Former president Gayoom had assumed full control of the party amid a fallout from his failed attempt to get his party lawmakers to vote down a government proposed amendment to the Tourism Act which sought to bypass the bidding process in island lease for tourism.

However, according to the lawmaker who spoke to Mihaaru, the relationship between the two brothers had strained days after Yameen was sworn in.

The elder Gayoom had attempted to dictate the ministerial cabinet and other top government appointments, the lawmaker said.

"President told us that Gayoom had wanted him to get his permission to even meet the PPM parliamentary group," lawmaker added.

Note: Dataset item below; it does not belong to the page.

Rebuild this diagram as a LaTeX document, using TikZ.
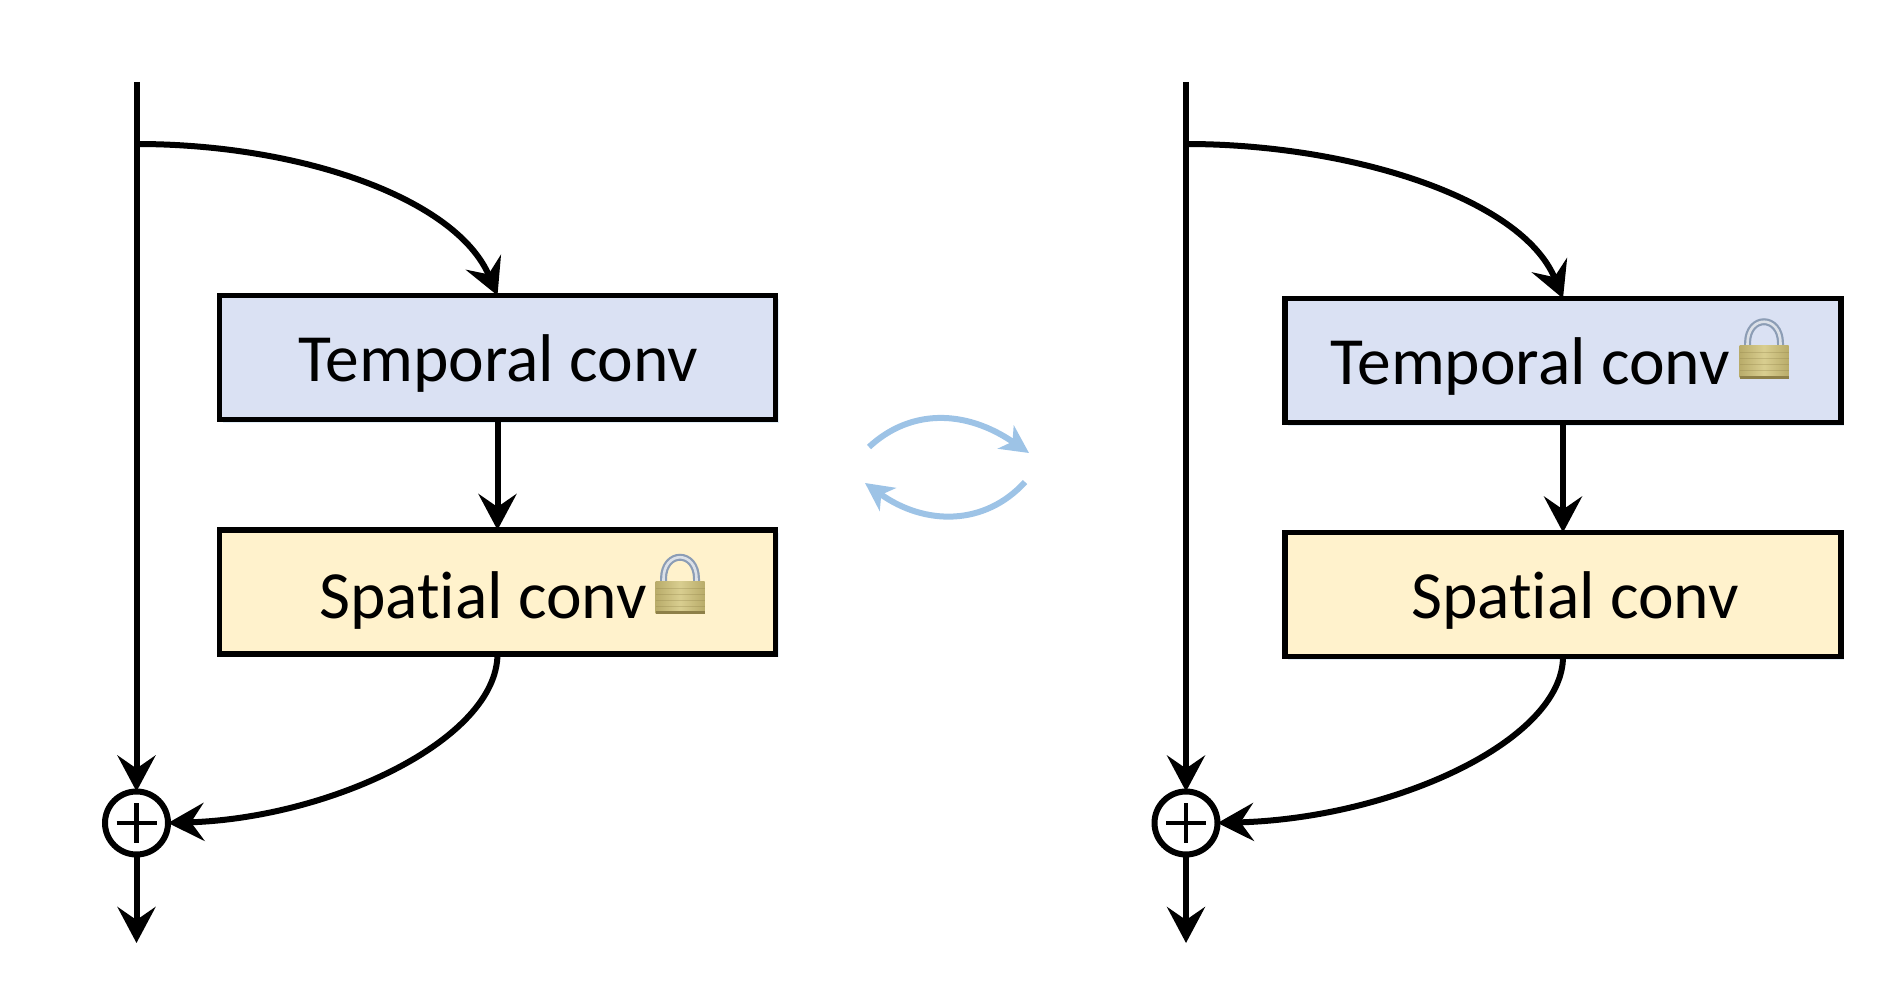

But despite the quite public spat, president Yameen refuses to believe that the problems within the ruling party were too dire.

"President Yameen said the PPM problems were invented by Gayoom which can be quite easily resolved," the MP said.

Gayoom has now announced a reform program in a desperate bid to wrestle back control of his party had labelled the recent laws passed by the government controlled parliament as blatant violations of the party’s charter.

The party’s disciplinary committee had ignored a ban on all party sit-downs imposed by Gayoom to vote out his lawmaker son Faaris Maumoon who had voted against the tourism Act amendment from the party.

In an unprecedented turn of events, a faction loyal to Yameen had walked out of the last PPM council meeting in protest against the presence of Faaris in the council.

Gayoom had called in the emergency council meeting after a long hiatus in a bid to resolve the rift with his half brother and push his reform program.

Soon after, two PPM lawmakers in a bid to wrest party control from Gayoom filed a lawsuit claiming that Gayoom had hijacked the party by suspending its internal committees and announcing a reform agenda.

The elder Gayoom has since refused to hold a council sit-down demanding an apology for the walkout.

President Yameen reportedly told lawmakers that he was willing to pursue legal means if his brother continues to hold onto his powers as the party leader.

"If we can't resolve it through the courts we will be forced to use the trump card," the MP said referring to the age cap on political party leaders which had been rumoured to strip Gayoom of party leaders.

President Yameen however, remains open to dialogue with his brother to resolve their differences.

He has also asked lawmakers to offer the respect the elder Gayoom deserves, the MP added.